La perspectiva de una cuarta guerra entre Pakistán y la India, peleada esta vez con armas nucleares, estuvo a punto de ocurrir en la primavera de 1999, cuando dos aviones Mig-27 de la fuerza aérea de la India fueron derribados por la artillería paquistaní. Ambas partes pusieron sus fuerzas de ataque nucleares en máxima alerta y aparentemente comenzaron a insertar núcleos fisionables en sus armas atómicas. Esta crisis, cuya gravedad fue ocultada a la opinión pública internacional, fue la confrontación directa más peligrosa entre potencias militares nucleares desde la crisis de los misiles en Cuba de 1962.
Desde 1993, un informe de la CIA califica al conflicto de Cachemira como capaz de desatar una guerra con armas nucleares. De hecho, ambos países fueron sancionados por Estados Unidos después de que se conoció su carrera armamentista nuclear, pero dichas sanciones fueron retiradas en los últimos días para facilitar la adhesión paquistaní a la llamada coalición contra el terrorismo.
El carácter limitado del arsenal nuclear paquistaní encierra otro peligro: según informes de inteligencia provenientes de la India, que además de vecino es su archienemigo jurado, en caso de un conflicto entre ambos países, “Pakistán no se plantea alternativas intermedias entre un conflicto de baja intensidad y el uso de la opción nuclear”. La pesadilla nuclear paquistaní quita el sueño a más de un estratega estadounidense.
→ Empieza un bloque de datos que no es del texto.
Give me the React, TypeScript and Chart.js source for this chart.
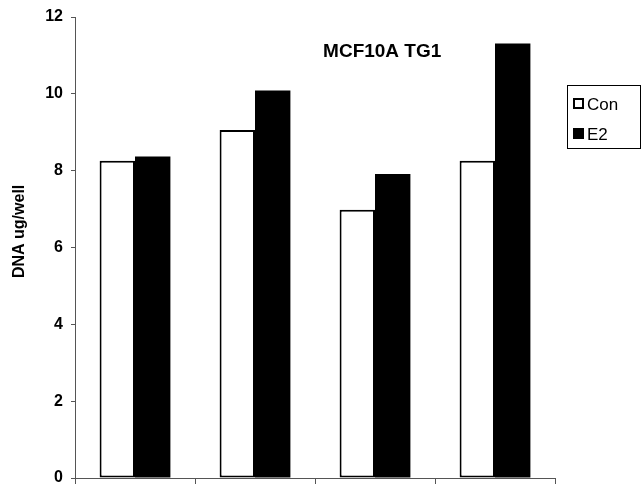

De allí que uno de los puntos prioritarios en la reanudada ayuda militar estadounidense sea un sofisticado equipo para la defensa perimetral de las instalaciones nucleares ultrasecretas.
La decisión de Musharraf de colaborar con Washington ha encontrado resistencias en los comandantes de nueve cuerpos que se opusieron a ceder a las exigencias norteamericanas. “Muchos comandantes en los que Musharraf deposita su poder ven a EE.UU. como un enemigo del Islam”, afirma una calificada fuente diplomática en Islamabad. El jefe de la Fuerza Aérea, Pervez Qureshi, es uno de los comandantes que cuestionó la decisión de permitir el uso del espacio aéreo paquistaní y el aporte de información de inteligencia a EE.UU.
Además, en un ejército en el que las lealtades étnicas y tribales son decisivas, Musharraf es un extraño: proveniente de una familia que inmigró de la India, no es miembro de las etnias punjabi o patán que conforman el grueso de las fuerzas armadas. Para estas fuerzas que durante los últimos años se han reislamizado y tornado particularmente antioccidentales, resulta particularmente irritante recibir órdenes de un hombre formado en un colegio cristiano de Lahore (India), y luego graduado en una academia militar en el Reino Unido.
Algunos generales albergan la mesiánica fantasía de crear “la media luna invertida”: un califato que tenga a Pakistán como pivot y se extienda desde Cachemira hasta el Asia Central e incluya a Afganistán. En efecto, hace algún tiempo un veterano jefe de Estado Mayor paquistaní se jactaba en privado de que Afganistán se había convertido en una suerte de protectorado de su país.
La población afgana que vive refugiada en Pakistán y los propios paquistaníes se mueven entre el enfrentamiento con los talibanes y el rechazo a la operación militar contra Afganistán. En Peshawar, los soldados paquistaníes vigilan desde una rústica torre, parapetados tras las ametralladoras, para impedir que se produzca una invasión de decenas de miles de personas, desarmadas, hambrientas y exhaustas que quieren llegar a los campamentos en los que ya se hacinan casi dos millones de afganos. Al igual que la guerra, el invierno empieza a descender ya desde las cumbres vecinas.
De Palestina a Arabia Saudita
tiembla el mundo árabe
La incógnita respecto de Pakistán se puede extender a gran parte del mundo árabe. ¿Hasta dónde Osama Bin Laden genera simpatías? Y mucho más importante: ¿esas simpatías pueden provocar cambios geopolíticos significativos? Un caso especialmente interesante es lo que ocurre con los palestinos, con quienes Bin Laden explícitamente se solidarizó. La dirigencia palestina, incluido Yasser Arafat, condenó al millonario saudita. “No tenemos nada que ver con él. Somos un movimiento de liberación legítimo que lucha contra una ocupación ilegítima. Pero no odiamos a los americanos ni al mundo occidental. Muchas veces hemos sido usados, porque cualquier referencia a nuestra causa, tan obviamente justa, genera simpatías. No queremos que ocurra de nuevo. No queremos que el público norteamericano nos identifique con el terrorismo ni con el odio”. Sin embargo, hubo manifestaciones pro Bin Laden en las calles. La policía de Arafat reprimió y tres manifestantes murieron. ¿Hasta dónde llega el choque entre los pueblos árabes y su conducción? Bin Laden cree que llega lejos. La decisión de los principales aliados norteamericanos –como Arabia Saudita– de no alinearse incondicionalmente como lo habían hecho en la Guerra del Golfo, revela que las elites están preocupadas. Los especialistas occidentales sostienen que no hay riesgo serio de toma del poder de sectores pro Bin Laden, salvo en Pakistán y Arabia Saudita, es decir, una potencia nuclear y otra petrolera.